BEGIN Input for this task

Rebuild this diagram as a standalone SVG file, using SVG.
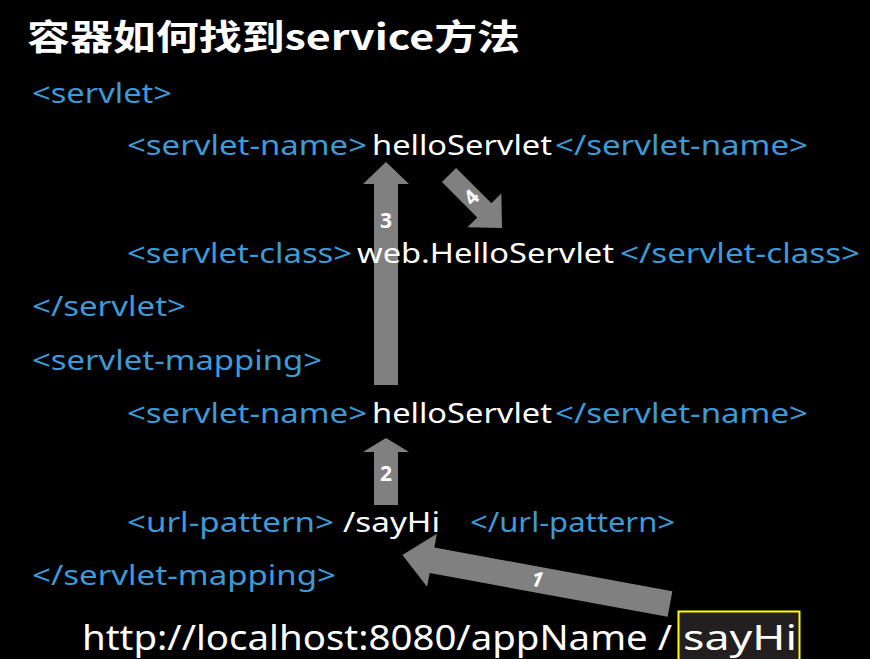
<svg xmlns="http://www.w3.org/2000/svg" width="870" height="659" viewBox="0 0 870 659">
<style>
text{font-family:"Noto Sans","Open Sans","Noto Sans CJK SC",sans-serif;}
.b{fill:#3d9ad8;font-size:28px;}
.w{fill:#ffffff;font-size:28px;}
.u{fill:#ffffff;font-size:35px;}
.t{fill:#ffffff;font-size:35px;font-weight:bold;font-family:"Noto Sans CJK SC","Noto Sans",sans-serif;}
.n{fill:#ffffff;font-size:21px;font-weight:bold;text-anchor:middle;}
.ar{fill:#808080;}
</style>
<rect width="870" height="659" fill="#000"/>
<g id="connectors">
<g id="arrow1" transform="translate(670,604) rotate(190.4)">
<polygon class="ar" points="0,-13 242,-13 242,-27 272,0 242,27 242,13 0,13"/>
<text class="n" x="135" y="7" transform="rotate(180 135 0)" font-style="italic">1</text>
</g>
<g id="arrow2"><polygon class="ar" points="374,505 374,452 363,452 386,438 409,452 398,452 398,505"/>
<text class="n" x="386" y="481">2</text></g>
<g id="arrow3"><polygon class="ar" points="374,385 374,184 363,184 386,162 409,184 398,184 398,385"/>
<text class="n" x="386" y="228">3</text></g>
<g id="arrow4" transform="translate(449,175) rotate(45)">
<polygon class="ar" points="0,-10 50,-10 50,-24 75,0 50,24 50,10 0,10"/>
<text class="n" x="32" y="7" transform="rotate(-90 32 0)">4</text>
</g>
</g>
<g id="title"><text class="t" x="27" y="50" textLength="493" lengthAdjust="spacingAndGlyphs">容器如何找到service方法</text></g>
<g id="code">
<text class="b" x="32" y="103" textLength="140" lengthAdjust="spacingAndGlyphs">&lt;servlet&gt;</text>
<text class="b" x="127" y="155" textLength="240" lengthAdjust="spacingAndGlyphs">&lt;servlet-name&gt;</text>
<text class="w" x="372" y="155" textLength="180" lengthAdjust="spacingAndGlyphs">helloServlet</text>
<text class="b" x="555" y="155" textLength="253" lengthAdjust="spacingAndGlyphs">&lt;/servlet-name&gt;</text>
<text class="b" x="127" y="263" textLength="225" lengthAdjust="spacingAndGlyphs">&lt;servlet-class&gt;</text>
<text class="w" x="357" y="263" textLength="257" lengthAdjust="spacingAndGlyphs">web.HelloServlet</text>
<text class="b" x="620" y="263" textLength="240" lengthAdjust="spacingAndGlyphs">&lt;/servlet-class&gt;</text>
<text class="b" x="32" y="316" textLength="154" lengthAdjust="spacingAndGlyphs">&lt;/servlet&gt;</text>
<text class="b" x="32" y="370" textLength="290" lengthAdjust="spacingAndGlyphs">&lt;servlet-mapping&gt;</text>
<text class="b" x="127" y="423" textLength="240" lengthAdjust="spacingAndGlyphs">&lt;servlet-name&gt;</text>
<text class="w" x="372" y="423" textLength="180" lengthAdjust="spacingAndGlyphs">helloServlet</text>
<text class="b" x="555" y="423" textLength="253" lengthAdjust="spacingAndGlyphs">&lt;/servlet-name&gt;</text>
<text class="b" x="127" y="532" textLength="207" lengthAdjust="spacingAndGlyphs">&lt;url-pattern&gt;</text>
<text class="w" x="343" y="532" textLength="97" lengthAdjust="spacingAndGlyphs">/sayHi</text>
<text class="b" x="470" y="532" textLength="205" lengthAdjust="spacingAndGlyphs">&lt;/url-pattern&gt;</text>
<text class="b" x="32" y="585" textLength="304" lengthAdjust="spacingAndGlyphs">&lt;/servlet-mapping&gt;</text>
</g>
<g id="url">
<text class="u" x="82" y="650" textLength="590" lengthAdjust="spacingAndGlyphs">http://localhost:8080/appName /</text>
<rect x="678.5" y="611.5" width="121" height="50" fill="#231f20" stroke="#ffff00" stroke-width="2"/>
<text class="u" x="683" y="650" textLength="114" lengthAdjust="spacingAndGlyphs">sayHi</text>
</g>
</svg>
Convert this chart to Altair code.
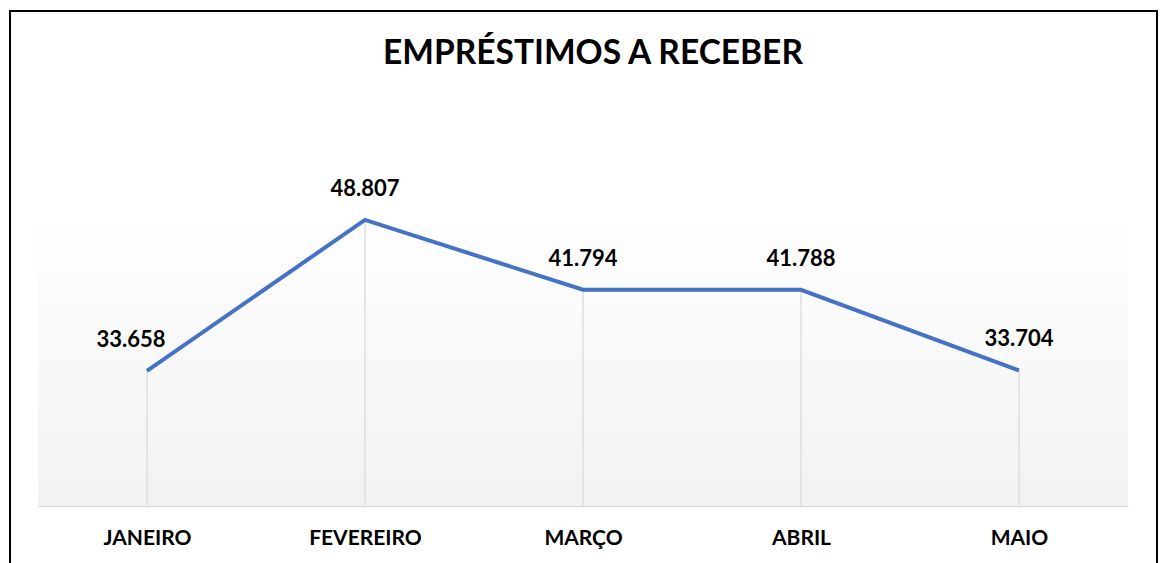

END Input for this task

=== Given task ===
Every record above should be written out again exactly; the pictures stay out of the copy.

=== Task result ===
Rebuild this diagram as a standalone SVG file, using SVG.
<svg xmlns="http://www.w3.org/2000/svg" width="870" height="659" viewBox="0 0 870 659">
<style>
text{font-family:"Noto Sans","Open Sans","Noto Sans CJK SC",sans-serif;}
.b{fill:#3d9ad8;font-size:28px;}
.w{fill:#ffffff;font-size:28px;}
.u{fill:#ffffff;font-size:35px;}
.t{fill:#ffffff;font-size:35px;font-weight:bold;font-family:"Noto Sans CJK SC","Noto Sans",sans-serif;}
.n{fill:#ffffff;font-size:21px;font-weight:bold;text-anchor:middle;}
.ar{fill:#808080;}
</style>
<rect width="870" height="659" fill="#000"/>
<g id="connectors">
<g id="arrow1" transform="translate(670,604) rotate(190.4)">
<polygon class="ar" points="0,-13 242,-13 242,-27 272,0 242,27 242,13 0,13"/>
<text class="n" x="135" y="7" transform="rotate(180 135 0)" font-style="italic">1</text>
</g>
<g id="arrow2"><polygon class="ar" points="374,505 374,452 363,452 386,438 409,452 398,452 398,505"/>
<text class="n" x="386" y="481">2</text></g>
<g id="arrow3"><polygon class="ar" points="374,385 374,184 363,184 386,162 409,184 398,184 398,385"/>
<text class="n" x="386" y="228">3</text></g>
<g id="arrow4" transform="translate(449,175) rotate(45)">
<polygon class="ar" points="0,-10 50,-10 50,-24 75,0 50,24 50,10 0,10"/>
<text class="n" x="32" y="7" transform="rotate(-90 32 0)">4</text>
</g>
</g>
<g id="title"><text class="t" x="27" y="50" textLength="493" lengthAdjust="spacingAndGlyphs">容器如何找到service方法</text></g>
<g id="code">
<text class="b" x="32" y="103" textLength="140" lengthAdjust="spacingAndGlyphs">&lt;servlet&gt;</text>
<text class="b" x="127" y="155" textLength="240" lengthAdjust="spacingAndGlyphs">&lt;servlet-name&gt;</text>
<text class="w" x="372" y="155" textLength="180" lengthAdjust="spacingAndGlyphs">helloServlet</text>
<text class="b" x="555" y="155" textLength="253" lengthAdjust="spacingAndGlyphs">&lt;/servlet-name&gt;</text>
<text class="b" x="127" y="263" textLength="225" lengthAdjust="spacingAndGlyphs">&lt;servlet-class&gt;</text>
<text class="w" x="357" y="263" textLength="257" lengthAdjust="spacingAndGlyphs">web.HelloServlet</text>
<text class="b" x="620" y="263" textLength="240" lengthAdjust="spacingAndGlyphs">&lt;/servlet-class&gt;</text>
<text class="b" x="32" y="316" textLength="154" lengthAdjust="spacingAndGlyphs">&lt;/servlet&gt;</text>
<text class="b" x="32" y="370" textLength="290" lengthAdjust="spacingAndGlyphs">&lt;servlet-mapping&gt;</text>
<text class="b" x="127" y="423" textLength="240" lengthAdjust="spacingAndGlyphs">&lt;servlet-name&gt;</text>
<text class="w" x="372" y="423" textLength="180" lengthAdjust="spacingAndGlyphs">helloServlet</text>
<text class="b" x="555" y="423" textLength="253" lengthAdjust="spacingAndGlyphs">&lt;/servlet-name&gt;</text>
<text class="b" x="127" y="532" textLength="207" lengthAdjust="spacingAndGlyphs">&lt;url-pattern&gt;</text>
<text class="w" x="343" y="532" textLength="97" lengthAdjust="spacingAndGlyphs">/sayHi</text>
<text class="b" x="470" y="532" textLength="205" lengthAdjust="spacingAndGlyphs">&lt;/url-pattern&gt;</text>
<text class="b" x="32" y="585" textLength="304" lengthAdjust="spacingAndGlyphs">&lt;/servlet-mapping&gt;</text>
</g>
<g id="url">
<text class="u" x="82" y="650" textLength="590" lengthAdjust="spacingAndGlyphs">http://localhost:8080/appName /</text>
<rect x="678.5" y="611.5" width="121" height="50" fill="#231f20" stroke="#ffff00" stroke-width="2"/>
<text class="u" x="683" y="650" textLength="114" lengthAdjust="spacingAndGlyphs">sayHi</text>
</g>
</svg>
Convert this chart to Altair code.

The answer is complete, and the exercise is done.